» Written task
In the records below, tally every line containing "that". Report only the total.

— BEGIN Material for this task —

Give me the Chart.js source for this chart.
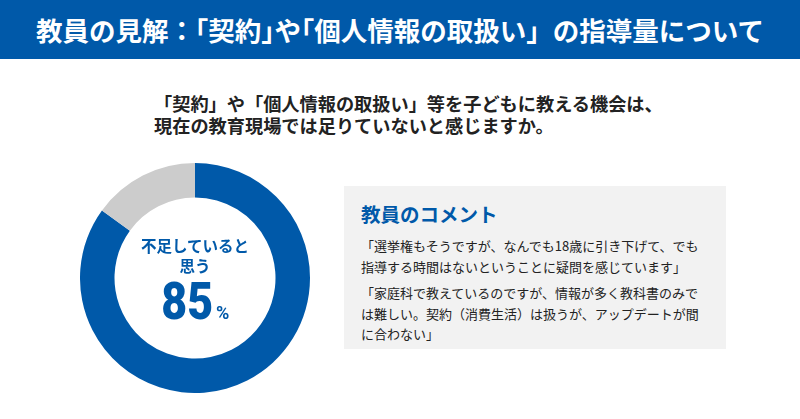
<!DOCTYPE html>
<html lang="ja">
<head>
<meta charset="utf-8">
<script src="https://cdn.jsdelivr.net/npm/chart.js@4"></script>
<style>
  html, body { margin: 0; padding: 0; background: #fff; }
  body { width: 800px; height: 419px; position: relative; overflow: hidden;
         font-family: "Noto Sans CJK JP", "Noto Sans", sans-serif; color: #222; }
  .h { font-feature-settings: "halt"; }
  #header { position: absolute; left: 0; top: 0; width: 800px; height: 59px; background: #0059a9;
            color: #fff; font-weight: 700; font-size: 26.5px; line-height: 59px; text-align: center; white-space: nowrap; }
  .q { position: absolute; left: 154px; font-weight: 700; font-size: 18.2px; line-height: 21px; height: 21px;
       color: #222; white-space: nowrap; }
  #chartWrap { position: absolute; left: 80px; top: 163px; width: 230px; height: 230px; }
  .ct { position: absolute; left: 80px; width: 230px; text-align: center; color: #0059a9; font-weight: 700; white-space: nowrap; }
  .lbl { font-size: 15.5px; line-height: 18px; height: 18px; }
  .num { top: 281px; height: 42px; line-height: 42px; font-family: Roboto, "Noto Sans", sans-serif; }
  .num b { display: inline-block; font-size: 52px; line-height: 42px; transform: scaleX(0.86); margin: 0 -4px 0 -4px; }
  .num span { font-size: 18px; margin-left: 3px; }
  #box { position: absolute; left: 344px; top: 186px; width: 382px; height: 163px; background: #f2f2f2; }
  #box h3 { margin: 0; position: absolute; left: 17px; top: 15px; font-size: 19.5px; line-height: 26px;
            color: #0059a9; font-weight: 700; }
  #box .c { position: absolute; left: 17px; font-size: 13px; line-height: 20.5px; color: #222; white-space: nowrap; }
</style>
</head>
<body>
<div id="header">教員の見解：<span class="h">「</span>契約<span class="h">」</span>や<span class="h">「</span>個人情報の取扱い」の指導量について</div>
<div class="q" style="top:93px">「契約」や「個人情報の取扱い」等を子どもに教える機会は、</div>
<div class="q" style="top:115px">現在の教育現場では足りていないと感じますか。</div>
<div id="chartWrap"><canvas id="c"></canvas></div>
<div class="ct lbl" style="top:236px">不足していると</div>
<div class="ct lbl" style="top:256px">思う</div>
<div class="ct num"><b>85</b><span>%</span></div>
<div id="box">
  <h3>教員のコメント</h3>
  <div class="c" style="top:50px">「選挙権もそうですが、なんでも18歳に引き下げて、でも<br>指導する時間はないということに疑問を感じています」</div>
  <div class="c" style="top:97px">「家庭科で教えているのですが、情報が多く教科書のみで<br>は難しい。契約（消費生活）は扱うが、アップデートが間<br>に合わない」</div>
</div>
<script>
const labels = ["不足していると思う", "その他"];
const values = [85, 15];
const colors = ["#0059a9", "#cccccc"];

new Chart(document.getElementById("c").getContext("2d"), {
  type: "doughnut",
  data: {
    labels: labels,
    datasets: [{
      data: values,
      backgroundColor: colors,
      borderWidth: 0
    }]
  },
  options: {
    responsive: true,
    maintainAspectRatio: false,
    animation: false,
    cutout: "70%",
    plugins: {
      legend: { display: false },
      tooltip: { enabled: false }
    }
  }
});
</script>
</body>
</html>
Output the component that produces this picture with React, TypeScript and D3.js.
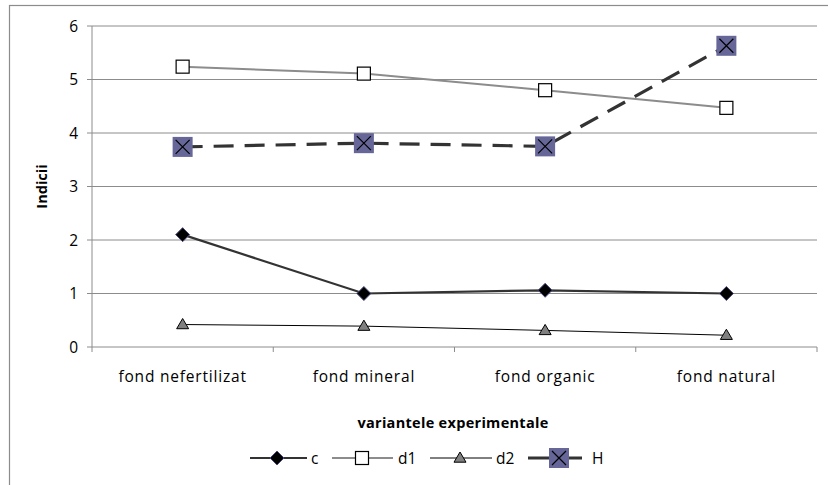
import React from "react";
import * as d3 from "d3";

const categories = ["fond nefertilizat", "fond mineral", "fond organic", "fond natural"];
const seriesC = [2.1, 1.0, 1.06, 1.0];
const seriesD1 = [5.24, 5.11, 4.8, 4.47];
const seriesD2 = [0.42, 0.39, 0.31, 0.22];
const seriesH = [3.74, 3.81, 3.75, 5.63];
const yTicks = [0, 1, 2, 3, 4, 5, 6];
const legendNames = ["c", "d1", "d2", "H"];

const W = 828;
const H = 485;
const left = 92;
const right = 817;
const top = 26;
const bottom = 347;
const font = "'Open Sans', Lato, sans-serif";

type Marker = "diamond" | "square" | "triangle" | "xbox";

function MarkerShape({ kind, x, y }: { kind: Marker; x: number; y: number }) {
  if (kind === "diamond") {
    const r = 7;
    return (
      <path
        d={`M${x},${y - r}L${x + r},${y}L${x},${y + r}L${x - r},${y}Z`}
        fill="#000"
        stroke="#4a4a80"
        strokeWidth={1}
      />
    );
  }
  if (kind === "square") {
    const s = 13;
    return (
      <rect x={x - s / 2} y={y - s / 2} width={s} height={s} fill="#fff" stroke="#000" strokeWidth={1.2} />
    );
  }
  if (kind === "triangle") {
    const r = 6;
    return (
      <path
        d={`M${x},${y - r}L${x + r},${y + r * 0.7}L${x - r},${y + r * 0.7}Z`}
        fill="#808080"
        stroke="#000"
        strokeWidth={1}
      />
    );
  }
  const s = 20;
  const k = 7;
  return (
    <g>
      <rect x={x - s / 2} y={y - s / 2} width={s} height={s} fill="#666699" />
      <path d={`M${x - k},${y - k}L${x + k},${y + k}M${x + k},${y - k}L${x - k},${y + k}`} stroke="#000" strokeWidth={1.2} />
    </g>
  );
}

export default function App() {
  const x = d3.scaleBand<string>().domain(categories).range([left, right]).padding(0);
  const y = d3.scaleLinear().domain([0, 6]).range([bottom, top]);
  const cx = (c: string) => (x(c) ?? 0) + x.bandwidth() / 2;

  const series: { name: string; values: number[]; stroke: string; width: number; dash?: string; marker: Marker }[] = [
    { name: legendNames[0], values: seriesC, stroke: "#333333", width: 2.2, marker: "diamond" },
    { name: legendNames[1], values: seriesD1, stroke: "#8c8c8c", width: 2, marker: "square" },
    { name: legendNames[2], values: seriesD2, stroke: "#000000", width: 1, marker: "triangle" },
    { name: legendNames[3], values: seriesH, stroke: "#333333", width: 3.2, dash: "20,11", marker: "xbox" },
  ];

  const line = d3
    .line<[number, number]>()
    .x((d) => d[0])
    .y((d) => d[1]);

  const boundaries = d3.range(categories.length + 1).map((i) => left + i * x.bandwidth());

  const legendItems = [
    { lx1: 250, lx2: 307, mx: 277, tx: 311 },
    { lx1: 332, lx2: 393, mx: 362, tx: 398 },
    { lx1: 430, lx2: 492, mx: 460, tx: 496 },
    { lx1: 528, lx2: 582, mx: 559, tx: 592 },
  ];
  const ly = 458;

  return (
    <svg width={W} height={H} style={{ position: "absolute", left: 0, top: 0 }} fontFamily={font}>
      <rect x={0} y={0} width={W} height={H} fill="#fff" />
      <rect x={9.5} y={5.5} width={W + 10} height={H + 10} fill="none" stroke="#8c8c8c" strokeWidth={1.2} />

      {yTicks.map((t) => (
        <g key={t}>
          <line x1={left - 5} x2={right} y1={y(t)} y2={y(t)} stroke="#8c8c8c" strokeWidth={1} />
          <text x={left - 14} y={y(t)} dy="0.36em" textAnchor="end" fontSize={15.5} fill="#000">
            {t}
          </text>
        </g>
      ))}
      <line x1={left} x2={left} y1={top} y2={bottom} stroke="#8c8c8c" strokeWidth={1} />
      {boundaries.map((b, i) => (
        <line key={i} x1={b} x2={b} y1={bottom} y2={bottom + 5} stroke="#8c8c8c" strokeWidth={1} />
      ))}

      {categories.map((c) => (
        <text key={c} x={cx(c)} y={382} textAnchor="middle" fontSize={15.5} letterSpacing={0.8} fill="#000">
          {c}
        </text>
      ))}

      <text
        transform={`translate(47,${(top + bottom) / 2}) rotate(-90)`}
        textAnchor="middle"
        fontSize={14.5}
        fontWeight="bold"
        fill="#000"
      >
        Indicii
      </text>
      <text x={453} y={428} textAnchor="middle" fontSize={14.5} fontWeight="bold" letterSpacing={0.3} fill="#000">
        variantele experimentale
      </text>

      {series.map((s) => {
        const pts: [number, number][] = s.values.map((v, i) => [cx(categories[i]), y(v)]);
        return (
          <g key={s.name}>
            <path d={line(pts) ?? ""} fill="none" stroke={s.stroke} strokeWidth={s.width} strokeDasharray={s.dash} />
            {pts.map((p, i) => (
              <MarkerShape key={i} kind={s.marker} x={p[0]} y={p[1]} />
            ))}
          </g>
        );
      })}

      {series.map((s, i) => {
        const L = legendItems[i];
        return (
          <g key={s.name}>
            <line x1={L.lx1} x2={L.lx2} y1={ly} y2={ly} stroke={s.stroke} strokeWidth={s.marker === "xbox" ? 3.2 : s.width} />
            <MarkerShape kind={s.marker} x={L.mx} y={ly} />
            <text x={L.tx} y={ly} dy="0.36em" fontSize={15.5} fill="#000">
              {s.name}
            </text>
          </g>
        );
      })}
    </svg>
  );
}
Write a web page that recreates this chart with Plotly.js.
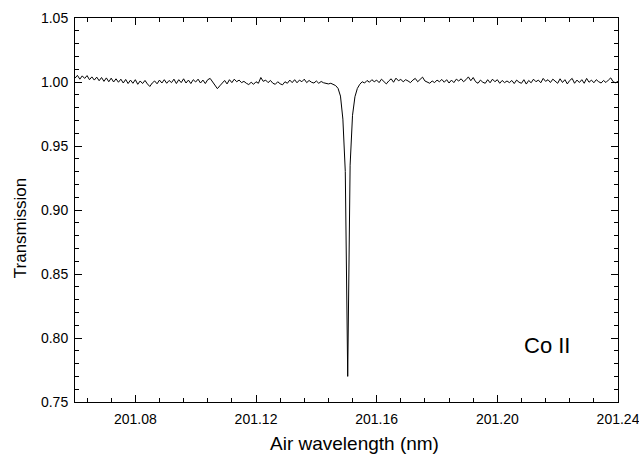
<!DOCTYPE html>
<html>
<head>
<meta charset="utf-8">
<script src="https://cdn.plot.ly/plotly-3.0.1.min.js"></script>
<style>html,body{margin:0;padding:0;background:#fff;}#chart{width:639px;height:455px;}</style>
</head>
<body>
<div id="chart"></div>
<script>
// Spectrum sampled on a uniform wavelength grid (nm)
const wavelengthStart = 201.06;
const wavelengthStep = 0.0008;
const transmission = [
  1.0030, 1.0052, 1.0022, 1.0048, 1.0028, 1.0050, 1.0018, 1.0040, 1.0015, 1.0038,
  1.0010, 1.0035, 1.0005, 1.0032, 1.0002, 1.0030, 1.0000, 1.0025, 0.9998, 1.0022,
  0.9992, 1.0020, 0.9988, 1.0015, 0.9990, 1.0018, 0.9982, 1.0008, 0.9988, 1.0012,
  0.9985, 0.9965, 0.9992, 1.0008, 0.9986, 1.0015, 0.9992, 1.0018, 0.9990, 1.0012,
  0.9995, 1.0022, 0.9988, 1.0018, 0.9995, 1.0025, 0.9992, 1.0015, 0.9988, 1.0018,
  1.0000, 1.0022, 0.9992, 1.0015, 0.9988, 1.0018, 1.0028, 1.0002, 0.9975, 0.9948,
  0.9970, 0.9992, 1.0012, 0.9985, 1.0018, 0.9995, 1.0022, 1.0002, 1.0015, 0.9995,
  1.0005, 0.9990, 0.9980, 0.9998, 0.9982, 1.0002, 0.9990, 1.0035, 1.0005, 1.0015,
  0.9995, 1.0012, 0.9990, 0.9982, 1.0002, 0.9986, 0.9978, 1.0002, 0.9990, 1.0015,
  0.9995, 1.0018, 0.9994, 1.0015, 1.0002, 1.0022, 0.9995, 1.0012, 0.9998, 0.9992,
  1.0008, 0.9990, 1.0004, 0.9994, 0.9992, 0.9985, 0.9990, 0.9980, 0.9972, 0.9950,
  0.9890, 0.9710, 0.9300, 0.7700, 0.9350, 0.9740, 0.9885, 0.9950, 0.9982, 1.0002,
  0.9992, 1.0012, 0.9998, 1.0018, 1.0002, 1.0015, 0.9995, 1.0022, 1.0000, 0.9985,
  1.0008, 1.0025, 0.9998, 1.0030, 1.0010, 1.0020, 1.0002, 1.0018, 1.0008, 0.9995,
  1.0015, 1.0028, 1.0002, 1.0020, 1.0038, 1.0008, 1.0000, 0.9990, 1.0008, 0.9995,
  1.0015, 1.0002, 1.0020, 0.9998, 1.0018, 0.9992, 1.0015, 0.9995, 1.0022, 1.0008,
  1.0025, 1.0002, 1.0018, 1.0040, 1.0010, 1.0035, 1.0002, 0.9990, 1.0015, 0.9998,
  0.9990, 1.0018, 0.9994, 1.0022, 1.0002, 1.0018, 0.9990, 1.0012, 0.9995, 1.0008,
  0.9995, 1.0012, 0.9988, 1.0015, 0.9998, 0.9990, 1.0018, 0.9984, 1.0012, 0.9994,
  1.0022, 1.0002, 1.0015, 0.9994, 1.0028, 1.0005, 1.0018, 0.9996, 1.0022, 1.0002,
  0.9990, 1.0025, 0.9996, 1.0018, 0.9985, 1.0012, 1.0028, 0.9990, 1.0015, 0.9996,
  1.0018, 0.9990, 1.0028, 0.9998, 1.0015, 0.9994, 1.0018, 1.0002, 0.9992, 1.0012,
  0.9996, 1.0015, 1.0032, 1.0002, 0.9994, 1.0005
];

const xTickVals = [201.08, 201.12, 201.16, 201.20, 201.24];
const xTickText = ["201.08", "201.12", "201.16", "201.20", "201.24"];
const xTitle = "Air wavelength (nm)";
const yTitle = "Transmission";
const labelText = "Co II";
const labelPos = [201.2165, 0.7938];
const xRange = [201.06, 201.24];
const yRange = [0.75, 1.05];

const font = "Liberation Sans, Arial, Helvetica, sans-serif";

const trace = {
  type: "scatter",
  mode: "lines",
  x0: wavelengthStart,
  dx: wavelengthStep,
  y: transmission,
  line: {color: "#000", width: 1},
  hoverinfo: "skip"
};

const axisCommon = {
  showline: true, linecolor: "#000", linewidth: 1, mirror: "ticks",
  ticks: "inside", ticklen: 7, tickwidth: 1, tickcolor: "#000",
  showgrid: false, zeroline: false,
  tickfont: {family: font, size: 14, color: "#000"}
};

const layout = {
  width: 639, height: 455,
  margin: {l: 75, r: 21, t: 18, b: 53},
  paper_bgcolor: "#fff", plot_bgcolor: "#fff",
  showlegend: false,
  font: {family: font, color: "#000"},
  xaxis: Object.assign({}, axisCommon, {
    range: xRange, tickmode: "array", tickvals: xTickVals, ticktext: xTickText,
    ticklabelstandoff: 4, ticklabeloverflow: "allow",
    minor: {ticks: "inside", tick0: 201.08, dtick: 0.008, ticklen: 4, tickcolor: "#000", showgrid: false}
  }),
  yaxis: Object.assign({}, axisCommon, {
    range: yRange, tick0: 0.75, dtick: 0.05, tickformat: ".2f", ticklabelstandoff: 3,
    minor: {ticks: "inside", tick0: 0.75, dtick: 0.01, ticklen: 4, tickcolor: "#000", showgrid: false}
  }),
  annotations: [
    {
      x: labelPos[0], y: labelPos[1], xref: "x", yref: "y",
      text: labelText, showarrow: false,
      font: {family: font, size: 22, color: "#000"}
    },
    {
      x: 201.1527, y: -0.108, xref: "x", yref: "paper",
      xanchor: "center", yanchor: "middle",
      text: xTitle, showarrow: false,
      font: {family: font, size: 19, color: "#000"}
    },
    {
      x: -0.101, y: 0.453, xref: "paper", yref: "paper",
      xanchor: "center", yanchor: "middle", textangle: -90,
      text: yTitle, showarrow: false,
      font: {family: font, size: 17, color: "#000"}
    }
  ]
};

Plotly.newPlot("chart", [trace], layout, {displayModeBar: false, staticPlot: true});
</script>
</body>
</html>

— END Material for this task —

» Task result
2